Are German Abmahnungen really enforcement?

The German Abmahnung pattern is private litigation under unfair-competition law (UWG), not direct BFSG enforcement by a regulator. We include it because the practical effect on the operator is similar to a regulatory fine — settlement plus a remediation deadline — and because in aggregate the Abmahnung wave has moved more money than every EU regulatory fine combined.

About this tracker

  • What we track: verified accessibility enforcement actions in EU/EEA jurisdictions against private operators — regulatory fines, civil lawsuits, and recurring private-litigation patterns where the aggregate effect is meaningful.
  • What we don't track: US ADA cases, public-sector procurement disputes, soft warnings without monetary or legal consequence, individual Abmahnungen (we report the pattern, not every letter).
  • Sourcing: every case must have at least one citable public source.

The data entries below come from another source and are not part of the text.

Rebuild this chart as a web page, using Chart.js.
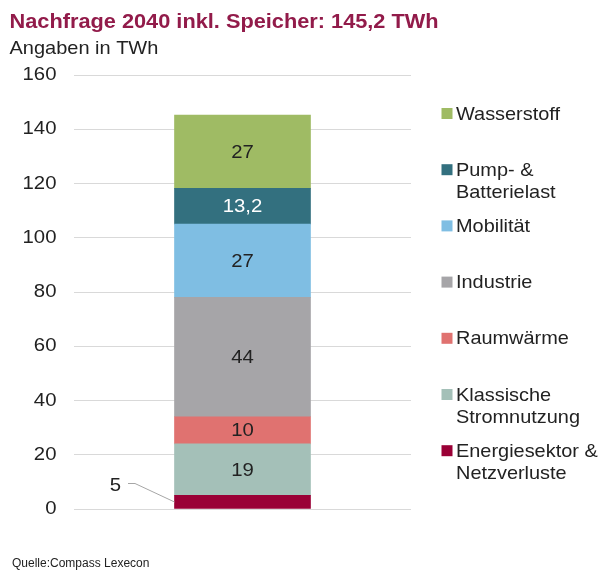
<!DOCTYPE html>
<html><head><meta charset="utf-8">
<script src="https://cdn.jsdelivr.net/npm/chart.js@4"></script>
<style>html,body{margin:0;padding:0;background:#fff}#wrap{width:616px;height:575px;position:relative}</style>
</head><body><div id="wrap"><canvas id="c" width="616" height="575"></canvas></div>
<script>
const categories = ['2040'];
const seriesNames = [
  ['Energiesektor &', 'Netzverluste'],
  ['Klassische', 'Stromnutzung'],
  ['Raumwärme'],
  ['Industrie'],
  ['Mobilität'],
  ['Pump- &', 'Batterielast'],
  ['Wasserstoff']
];
const seriesValues = [5, 19, 10, 44, 27, 13.2, 27];
const seriesColors = ['#9a0036', '#a4c0b8', '#e07270', '#a6a5a8', '#7fbee3', '#33707f', '#9fbb64'];
const labelColors = ['#222222', '#222222', '#222222', '#222222', '#222222', '#ffffff', '#222222'];
const yTicks = [0, 20, 40, 60, 80, 100, 120, 140, 160];
const titleText = 'Nachfrage 2040 inkl. Speicher: 145,2 TWh';
const subtitleText = 'Angaben in TWh';
const sourceText = 'Quelle:Compass Lexecon';

const FONT = "'Liberation Sans', Arial, sans-serif";
const SX = 1.1; // horizontal stretch of the reference typography
const fmt = v => String(v).replace('.', ',');

function txt(ctx, s, x, y, font, color, align, baseline, sx) {
  ctx.save();
  ctx.font = font;
  ctx.fillStyle = color;
  ctx.textAlign = align;
  ctx.textBaseline = baseline;
  ctx.translate(x, y);
  ctx.scale(sx, 1);
  ctx.fillText(s, 0, 0);
  ctx.restore();
}

const datasets = seriesValues.map((v, i) => ({
  label: seriesNames[i].join(' '),
  data: [v],
  backgroundColor: seriesColors[i],
  borderWidth: 0,
  barThickness: 136
}));

const deco = {
  id: 'deco',
  afterDatasetsDraw(chart) {
    const ctx = chart.ctx;
    const ys = chart.scales.y;
    yTicks.forEach(v => txt(ctx, String(v), 56.5, ys.getPixelForValue(v), '18.5px ' + FONT, '#222222', 'right', 'middle', SX));
    chart.data.datasets.forEach((ds, i) => {
      const el = chart.getDatasetMeta(i).data[0];
      const yc = (el.y + el.base) / 2;
      if (i === 0) {
        const left = el.x - el.width / 2;
        ctx.save();
        ctx.strokeStyle = '#a6a6a6';
        ctx.lineWidth = 1;
        ctx.beginPath();
        ctx.moveTo(128, 483.5);
        ctx.lineTo(135, 483.5);
        ctx.lineTo(left, yc);
        ctx.stroke();
        ctx.restore();
        txt(ctx, fmt(ds.data[0]), 121, 485.5, '18.5px ' + FONT, '#222222', 'right', 'middle', SX);
        return;
      }
      txt(ctx, fmt(ds.data[0]), el.x, yc + 1, '18.5px ' + FONT, labelColors[i], 'center', 'middle', SX);
    });
    const n = seriesNames.length;
    for (let k = 0; k < n; k++) {
      const i = n - 1 - k;
      const base = 119.5 + k * 56.2;
      ctx.fillStyle = seriesColors[i];
      ctx.fillRect(441.5, base - 11.5, 11, 11);
      seriesNames[i].forEach((line, j) =>
        txt(ctx, line, 456, base + j * 22, '17.8px ' + FONT, '#222222', 'left', 'alphabetic', 1.12));
    }
    txt(ctx, titleText, 9.5, 27.5, 'bold 19.6px ' + FONT, '#921b4a', 'left', 'alphabetic', 1.11);
    txt(ctx, subtitleText, 9.5, 53.5, '18.5px ' + FONT, '#222222', 'left', 'alphabetic', 1.08);
    txt(ctx, sourceText, 12, 567, '12px ' + FONT, '#222222', 'left', 'alphabetic', 1.0);
  }
};

new Chart(document.getElementById('c'), {
  type: 'bar',
  data: { labels: categories, datasets },
  options: {
    responsive: false,
    animation: false,
    devicePixelRatio: 1,
    layout: { padding: { left: 0, top: 75, right: 205, bottom: 66 } },
    plugins: { legend: { display: false }, tooltip: { enabled: false }, title: { display: false } },
    scales: {
      x: { stacked: true, display: false },
      y: {
        stacked: true,
        min: 0,
        max: 160,
        afterFit(s) { s.width = 74; },
        afterBuildTicks(s) { s.ticks = yTicks.map(v => ({ value: v })); },
        ticks: { display: false },
        grid: { color: '#d9d9d9', lineWidth: 1, drawTicks: false },
        border: { display: false }
      }
    }
  },
  plugins: [deco]
});
</script>
</body></html>
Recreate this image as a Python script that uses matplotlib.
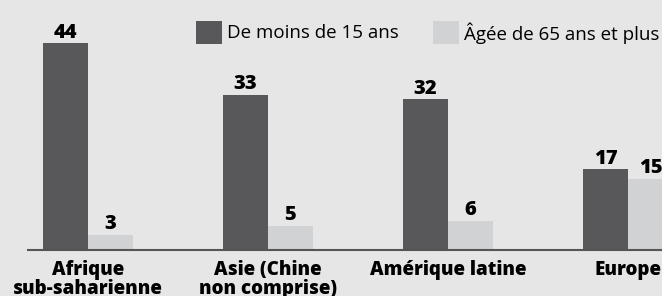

Some sources are secondary (compliance trackers, vendor research) where primary court documents are not yet publicly indexed — we flag this.
  • Spot a case we missed? Email us with a link. We'd rather track it than guess.

This page is informational and not legal advice. National regulators interpret the EAA-transposed laws differently and the picture is evolving — if you face a specific complaint, consult a qualified accessibility lawyer in your jurisdiction.